Your task is to copy each line that has the word "this".

___ INPUT MATERIAL ___

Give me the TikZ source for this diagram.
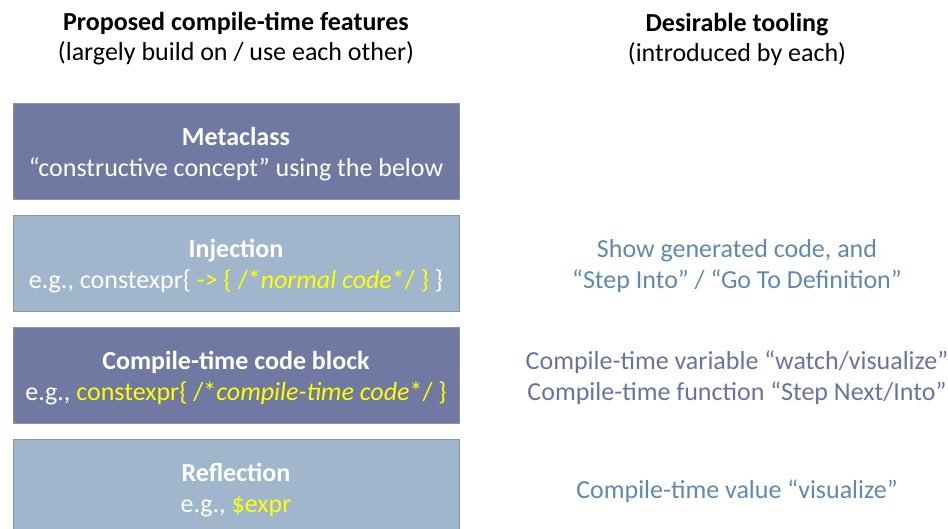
\documentclass[tikz,border=0pt]{standalone}
\usepackage{fontspec}
\setmainfont{Carlito}
\definecolor{darkbox}{HTML}{6F79A1}
\definecolor{lightbox}{HTML}{A0B6CC}
\definecolor{boxline}{HTML}{8C93A8}
\definecolor{ylw}{HTML}{FFFF00}
\definecolor{tlight}{HTML}{5F89B2}
\definecolor{tdark}{HTML}{6972A3}
\begin{document}
\begin{tikzpicture}[x=1pt,y=-1pt,
  featbox/.style={draw=boxline,line width=1pt,minimum width=446pt,minimum height=96pt,anchor=north west,inner sep=0pt},
  feattxt/.style={align=center,text=white,font=\fontsize{26}{31}\selectfont},
  hdr/.style={align=center,font=\fontsize{26}{30}\selectfont,text=black},
  tool/.style={align=center,font=\fontsize{26}{31}\selectfont}]
\useasboundingbox (0,0) rectangle (948,529);
\begin{scope}
\clip (0,0) rectangle (948,529);
\node[hdr] (h1) at (236,39) {\textbf{Proposed compile-time features}\\(largely build on / use each other)};
\node[hdr] (h2) at (737,39) {\textbf{Desirable tooling}\\(introduced by each)};
\node[featbox,fill=darkbox] (meta) at (13,103) {};
\node[feattxt] (metatxt) at (236,154) {\textbf{Metaclass}\\“constructive concept” using the below};
\node[featbox,fill=lightbox] (inj) at (13,215) {};
\node[feattxt] (injtxt) at (236,266) {\textbf{Injection}\\e.g., constexpr\{ \textcolor{ylw}{-> \{ /*\textit{normal code}*/ \}} \}};
\node[featbox,fill=darkbox] (ctb) at (13,327) {};
\node[feattxt] (ctbtxt) at (236,378) {\textbf{Compile-time code block}\\e.g., \textcolor{ylw}{constexpr\{ /*\textit{compile-time code}*/ \}}};
\node[featbox,fill=lightbox,minimum height=110pt] (refl) at (13,439) {};
\node[feattxt] (refltxt) at (236,490) {\textbf{Reflection}\\e.g., \textcolor{ylw}{\$expr}};
\node[tool,text=tlight] (t1) at (737,266) {Show generated code, and\\“Step Into” / “Go To Definition”};
\node[tool,text=tdark] (t2) at (737,378) {Compile-time variable “watch/visualize”\\Compile-time function “Step Next/Into”};
\node[tool,text=tlight] (t3) at (737,491) {Compile-time value “visualize”};
\end{scope}
\end{tikzpicture}
\end{document}
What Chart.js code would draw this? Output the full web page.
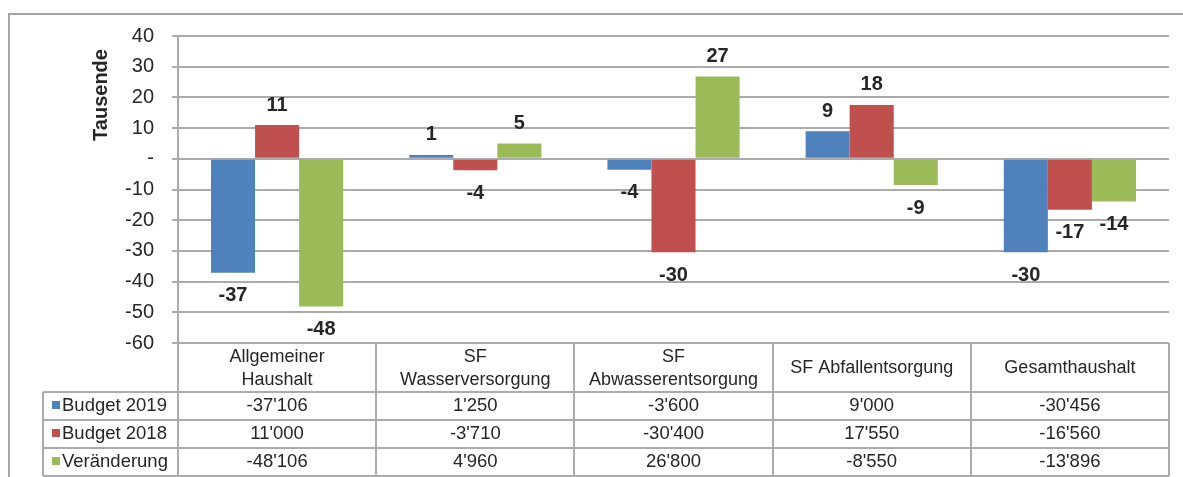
<!DOCTYPE html>
<html><head><meta charset="utf-8">
<script src="https://cdn.jsdelivr.net/npm/chart.js@4.4.1/dist/chart.umd.min.js"></script>
<style>html,body{margin:0;padding:0;background:#fff}#wrap{position:relative;width:1183px;height:477px}</style>
</head><body><div id="wrap"><canvas id="c"></canvas></div>
<script>
// ---- data ----
const categories = [["Allgemeiner","Haushalt"],["SF","Wasserversorgung"],["SF","Abwasserentsorgung"],["SF Abfallentsorgung"],["Gesamthaushalt"]];
const seriesNames = ["Budget 2019","Budget 2018","Veränderung"];
const budget2019 = [-37106, 1250, -3600, 9000, -30456];
const budget2018 = [11000, -3710, -30400, 17550, -16560];
const veraenderung = [-48106, 4960, 26800, -8550, -13896];
const yTickValues = [40, 30, 20, 10, 0, -10, -20, -30, -40, -50, -60];
const yTitle = "Tausende";

// ---- styles ----
const seriesColors = ["#4f81bd", "#c0504d", "#9bbb59"];
const FONT = "'Liberation Sans', Arial, sans-serif";
const TEXT = "#262626";
const LINE = "#ababab";

const seriesData = [budget2019, budget2018, veraenderung];

function fmt(v){
  const s = v < 0 ? "-" : "";
  return s + Math.abs(v).toString().replace(/\B(?=(\d{3})+(?!\d))/g, "'");
}
function roundAway(v){ return Math.sign(v) * Math.round(Math.abs(v)); }

const extras = {
  id: "extras",
  beforeDraw(chart){
    const ctx = chart.ctx;
    ctx.save();
    ctx.fillStyle = "#fff";
    ctx.fillRect(0, 0, chart.width, chart.height);
    ctx.strokeStyle = "#a6a6a6";
    ctx.lineWidth = 2;
    ctx.beginPath();
    ctx.moveTo(9, chart.height + 5);
    ctx.lineTo(9, 14);
    ctx.lineTo(chart.width + 5, 14);
    ctx.stroke();
    ctx.restore();
  },
  afterDatasetsDraw(chart){
    const ctx = chart.ctx;
    ctx.save();
    ctx.font = "bold 20px " + FONT;
    ctx.fillStyle = TEXT;
    ctx.textAlign = "center";
    ctx.textBaseline = "middle";
    chart.data.datasets.forEach((ds, di) => {
      const meta = chart.getDatasetMeta(di);
      meta.data.forEach((bar, i) => {
        const v = ds.data[i];
        const y = v >= 0 ? bar.y - 20 : bar.y + 23;
        ctx.fillText(String(roundAway(v)), bar.x, y);
      });
    });
    ctx.restore();
  },
  afterDraw(chart){
    const ctx = chart.ctx;
    const area = chart.chartArea;
    const x = chart.scales.x;
    const n = categories.length;
    const cw = (area.right - area.left) / n;
    const tableTop = area.bottom;
    const headBottom = 392;
    const rowH = 28;
    const tableBottom = headBottom + rowH * seriesData.length;
    const legendLeft = 43;
    ctx.save();
    ctx.font = "bold 20px " + FONT;
    ctx.fillStyle = TEXT;
    ctx.textAlign = "center";
    ctx.textBaseline = "alphabetic";
    ctx.translate(107, 95);
    ctx.rotate(-Math.PI / 2);
    ctx.fillText(yTitle, 0, 0);
    ctx.setTransform(1, 0, 0, 1, 0, 0);

    ctx.strokeStyle = LINE;
    ctx.lineWidth = 2;
    ctx.beginPath();
    for (let i = 0; i <= n; i++) {
      const xx = Math.round(area.left + cw * i);
      ctx.moveTo(xx, tableTop);
      ctx.lineTo(xx, tableBottom);
    }
    ctx.moveTo(legendLeft, headBottom);
    ctx.lineTo(legendLeft, tableBottom);
    for (let r = 0; r <= seriesData.length; r++) {
      const yy = headBottom + rowH * r;
      ctx.moveTo(legendLeft, yy);
      ctx.lineTo(area.right, yy);
    }
    ctx.stroke();

    ctx.font = "18px " + FONT;
    ctx.fillStyle = TEXT;
    ctx.textAlign = "center";
    ctx.textBaseline = "middle";
    const headMid = (tableTop + headBottom) / 2 + 1;
    categories.forEach((lines, i) => {
      const cx = x.getPixelForValue(i);
      const lh = 22.5;
      const start = headMid - (lines.length - 1) * lh / 2;
      lines.forEach((t, k) => ctx.fillText(t, cx, start + k * lh));
    });
    ctx.font = "18.5px " + FONT;
    seriesData.forEach((arr, r) => {
      const cy = headBottom + rowH * r + rowH / 2;
      ctx.fillStyle = seriesColors[r];
      ctx.fillRect(52, Math.round(cy - 5), 8, 8);
      ctx.fillStyle = TEXT;
      ctx.textAlign = "left";
      ctx.fillText(seriesNames[r], 62, cy);
      ctx.textAlign = "center";
      arr.forEach((v, i) => ctx.fillText(fmt(v), x.getPixelForValue(i), cy));
    });
    ctx.restore();
  }
};

new Chart(document.getElementById("c"), {
  type: "bar",
  data: {
    labels: categories.map(c => c.join(" ")),
    datasets: seriesData.map((arr, i) => ({
      label: seriesNames[i],
      data: arr.map(v => v / 1000),
      backgroundColor: seriesColors[i],
      borderWidth: 0,
      categoryPercentage: 0.667,
      barPercentage: 1.0
    }))
  },
  options: {
    responsive: true,
    maintainAspectRatio: false,
    animation: false,
    events: [],
    layout: { padding: { top: 36, right: 14, bottom: 134, left: 0 } },
    plugins: { legend: { display: false }, tooltip: { enabled: false } },
    scales: {
      x: { display: false },
      y: {
        min: yTickValues[yTickValues.length - 1],
        max: yTickValues[0],
        afterFit(scale){ scale.width = 178; },
        afterBuildTicks(scale){ scale.ticks = yTickValues.slice().reverse().map(v => ({ value: v })); },
        ticks: {
          padding: 18,
          color: TEXT,
          font: { family: FONT, size: 20 },
          callback: v => v === 0 ? "-" : String(v)
        },
        grid: { color: LINE, lineWidth: 2, tickLength: 6, drawTicks: true },
        border: { display: true, color: LINE, width: 2 }
      }
    }
  },
  plugins: [extras]
});
</script></body></html>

___

→ **EXPECTED ANSWER**:
Give me the TikZ source for this diagram.
What Chart.js code would draw this? Output the full web page.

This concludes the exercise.